What if everything we want we want because we’ll feel better when we have it? What does that mean about our desires?
I spent the day yesterday with a friend of over 20 years. A startup entrepreneur, he’s got at least a couple million in the bank. He lives in the suburbs, in a beautiful, large, traditional house he owns outright. He has three lovely sons, all grown. His marriage to his wife has lasted over 50 years. Even though they’re rich, they’re also frugal. Both their cars have over 100,000 miles on them. One, a passenger van looks like it has over 100,000 miles on it. The other, a beetle, is the wife’s car. It’s immaculate.
Every time I hang out with this guy, I’m impressed with who he is. He focuses his life on giving back: to his family, his community. His startups are nearly always about creating prosperity for the most disadvantaged. The latest idea of his has to do with teaching entrepreneurship to the formerly incarcerated. And, should those businesses succeed, he invites those business owners to contribute a portion of their revenues to help build other companies that will support similar causes.
My life is decidedly different. I live in an urban area, in an apartment I rent. The diversity around me is incredible.
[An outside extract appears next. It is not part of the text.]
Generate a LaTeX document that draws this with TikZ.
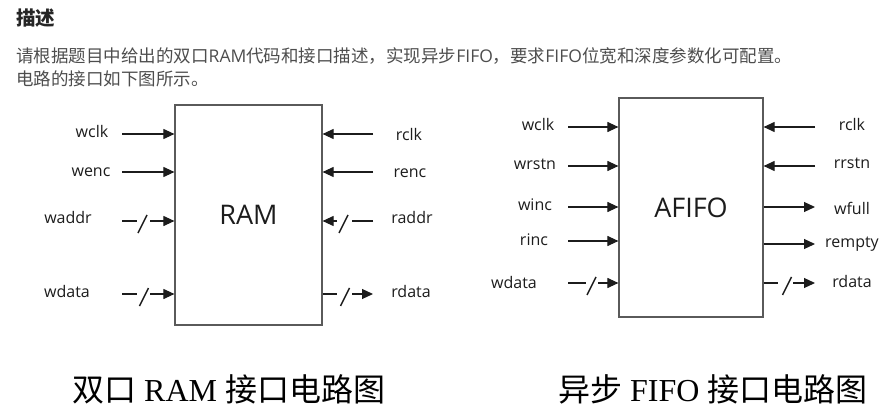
\documentclass[tikz,border=0pt]{standalone}
\usepackage{fontspec}
\usetikzlibrary{arrows.meta}
\setmainfont{Liberation Serif}
\newfontfamily\cjk{Noto Sans CJK SC}
\newfontfamily\lblfont{Open Sans}
\definecolor{wirecol}{HTML}{1C1C1C}
\definecolor{boxcol}{HTML}{5A5A5A}
\definecolor{desccol}{HTML}{4D4D4D}
\newcommand{\busmark}[1]{\draw[slash] ([shift={(-4.5pt,-11pt)}]#1) -- ([shift={(4.5pt,7pt)}]#1);}
\newcommand{\lat}[1]{{\lblfont #1}}

\begin{document}
\begin{tikzpicture}[x=1pt,y=-1pt,
    wire/.style={draw=wirecol, line width=1.1pt},
    port/.style={wire, -{Triangle[length=11pt,width=10pt]}},
    slash/.style={draw=wirecol, line width=1.5pt},
    blk/.style={draw=boxcol, line width=1.2pt, fill=white, inner sep=0pt,
      font=\lblfont\fontsize{27}{27}\selectfont, text=wirecol},
    lbl/.style={anchor=base, font=\lblfont\fontsize{16}{16}\selectfont, text=wirecol, inner sep=0pt},
    desc/.style={anchor=base west, inner sep=0pt, font=\cjk\fontsize{17.5}{17.5}\selectfont, text=desccol}]
    \useasboundingbox (0,0) rectangle (886,409);

    % heading and description
    \node[anchor=base west, inner sep=0pt, font=\cjk\bfseries\fontsize{19.5}{19.5}\selectfont, text=black!85] (title) at (16,26) {描述};
    \node[desc] (desc1) at (16,63) {请根据题目中给出的双口\lat{RAM}代码和接口描述，实现异步\lat{FIFO}，要求\lat{FIFO}位宽和深度参数化可配置。};
    \node[desc] (desc2) at (16,86) {电路的接口如下图所示。};

    % dual port RAM
    \node[blk, minimum width=147pt, minimum height=220pt] (ram) at (248.5,215) {RAM};
    \foreach \n/\y/\cx/\bl in {wclk/134/92/138, wenc/172/91/176} {
      \node[lbl] (ram-\n) at (\cx,\bl) {\n};
      \coordinate (ram-\n-s) at (122,\y);
      \draw[port] (ram-\n-s) -- (ram-\n-s -| ram.west);
    }
    \foreach \n/\y/\cx/\bl in {rclk/134/409/141, renc/172/410/177} {
      \node[lbl] (ram-\n) at (\cx,\bl) {\n};
      \coordinate (ram-\n-s) at (373,\y);
      \draw[port] (ram-\n-s) -- (ram-\n-s -| ram.east);
    }
    % bus ports
    \node[lbl] (ram-waddr) at (68,223) {waddr};
    \coordinate (ram-waddr-s) at (122,221);
    \coordinate (ram-waddr-a) at (137,221);
    \coordinate (ram-waddr-b) at (150,221);
    \draw[wire] (ram-waddr-s) -- (ram-waddr-a);
    \busmark{142.5,222}
    \draw[port] (ram-waddr-b) -- (ram-waddr-b -| ram.west);

    \node[lbl] (ram-wdata) at (67,297) {wdata};
    \coordinate (ram-wdata-s) at (122,294);
    \coordinate (ram-wdata-a) at (137,294);
    \coordinate (ram-wdata-b) at (150,294);
    \draw[wire] (ram-wdata-s) -- (ram-wdata-a);
    \busmark{144,295}
    \draw[port] (ram-wdata-b) -- (ram-wdata-b -| ram.west);

    \node[lbl] (ram-raddr) at (412,223) {raddr};
    \coordinate (ram-raddr-s) at (373,221);
    \coordinate (ram-raddr-a) at (352,221);
    \coordinate (ram-raddr-b) at (337,221);
    \draw[wire] (ram-raddr-s) -- (ram-raddr-a);
    \busmark{343.5,222}
    \draw[port] (ram-raddr-b) -- (ram-raddr-b -| ram.east);

    \node[lbl] (ram-rdata) at (411,297) {rdata};
    \coordinate (ram-rdata-a) at (337,294);
    \coordinate (ram-rdata-b) at (352,294);
    \coordinate (ram-rdata-e) at (373,294);
    \draw[wire] (ram-rdata-a -| ram.east) -- (ram-rdata-a);
    \busmark{345,295}
    \draw[port] (ram-rdata-b) -- (ram-rdata-e);

    % async FIFO
    \node[blk, minimum width=144pt, minimum height=219pt] (fifo) at (691,207.5) {AFIFO};
    \foreach \n/\y/\cx/\bl in {wclk/127/538/131, wrstn/166/535/169, winc/207/535/210, rinc/241/534/245} {
      \node[lbl] (fifo-\n) at (\cx,\bl) {\n};
      \coordinate (fifo-\n-s) at (568,\y);
      \draw[port] (fifo-\n-s) -- (fifo-\n-s -| fifo.west);
    }
    \foreach \n/\y/\bl in {rclk/127/131, rrstn/166/168} {
      \node[lbl] (fifo-\n) at (852,\bl) {\n};
      \coordinate (fifo-\n-s) at (815,\y);
      \draw[port] (fifo-\n-s) -- (fifo-\n-s -| fifo.east);
    }
    \foreach \n/\y/\bl in {wfull/207/214, rempty/244/247} {
      \node[lbl] (fifo-\n) at (852,\bl) {\n};
      \coordinate (fifo-\n-e) at (815,\y);
      \draw[port] (fifo-\n-e -| fifo.east) -- (fifo-\n-e);
    }
    \node[lbl] (fifo-wdata) at (514,288) {wdata};
    \coordinate (fifo-wdata-s) at (568,283);
    \coordinate (fifo-wdata-a) at (586,283);
    \coordinate (fifo-wdata-b) at (598,283);
    \draw[wire] (fifo-wdata-s) -- (fifo-wdata-a);
    \busmark{591.5,284}
    \draw[port] (fifo-wdata-b) -- (fifo-wdata-b -| fifo.west);

    \node[lbl] (fifo-rdata) at (852,287) {rdata};
    \coordinate (fifo-rdata-a) at (778,283);
    \coordinate (fifo-rdata-b) at (793,283);
    \coordinate (fifo-rdata-e) at (815,283);
    \draw[wire] (fifo-rdata-a -| fifo.east) -- (fifo-rdata-a);
    \busmark{787,284}
    \draw[port] (fifo-rdata-b) -- (fifo-rdata-e);

    % captions
    \node[anchor=base west, inner sep=0pt, font=\fontsize{32}{32}\selectfont] (cap-ram) at (72,401) {{\cjk 双口} RAM {\cjk 接口电路图}};
    \node[anchor=base west, inner sep=0pt, font=\fontsize{32}{32}\selectfont] (cap-fifo) at (558,401) {{\cjk 异步} FIFO {\cjk 接口电路图}};
\end{tikzpicture}
\end{document}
I can get anywhere I need to in at most, a 20 minute walk, 10 minute bike ride or via public transportation. If necessary, I can rent a car for longer trips, although that hardly ever happens. And, my apartment is tiny compared to my friend’s home.
Our lives couldn’t be much different.
“It’s so refreshing”
But what stands out the most, for me, is how satisfied I am with all of my life. Not just my personal trappings, but life in general, including what’s happening here in the United States. My satisfaction, borne of the Positively Focused practice, affords me a deep peace in knowing everything is unfolding as it should. And, a knowing that life is getting better for everyone, even when it looks like it’s not.
But my friend and his wife are struggling with the “what is” of life. They’re suffering in seeing what’s happening, extrapolating a future from how they’re interpreting what’s happening into one that affords bleak misfortunes for their children, and their friends’ children. In other words, for all their material, apparent success, they can’t find the most important success of all: peace of mind.
Which is why when I shared what I see about what is and the future, the wife said “I’m so glad to hear your positive perspective on life. It’s so refreshing.”
We are joy incarnate
Materially, my wealth doesn’t compare to my friend’s. And yet, when I returned home from spending the day with him, I felt richer than ever. Not because I live in grand stature, but because my experience of life is determined by nothing other than my connection to All That Is and the joyful, sovereign, happiness that springs from that relationship alone.
Indeed, when I got home, I reveled in my own company, in my tiny apartment. I enjoyed seeing the trees in front of the building I live in and the sun splaying through their leaves. The sounds of my neighborhood felt so alive and vibrant. And in that witnessing, I knew many of the desires I once had, and still kind of have – for more money, for example – pale in comparison to the joy I feel in my own skin, in my own life.
I don’t need anything more than what I have (my life) to feel joyful, to feel peace, to feel I have all I want. And in that space, that vibration, I know anything else I desire is mine. Because I am that which I desire most.
You can enjoy a life condition as I just described. It can not be found in things. It’s not available to those pursuing what society tells us we should have. But through pursuing those things, everyone slowly realizes how relatively unsatisfying that pursuit is. And how much more value an inner-derived sense of peace offers.
Finding peace through the pursuit of the fleeting satisfaction found in material consumption is a valid path toward ultimate peace. Most people live their lives on that path. But you can take the shortcut to deep satisfaction by finding that joyful state that is YOU, right now.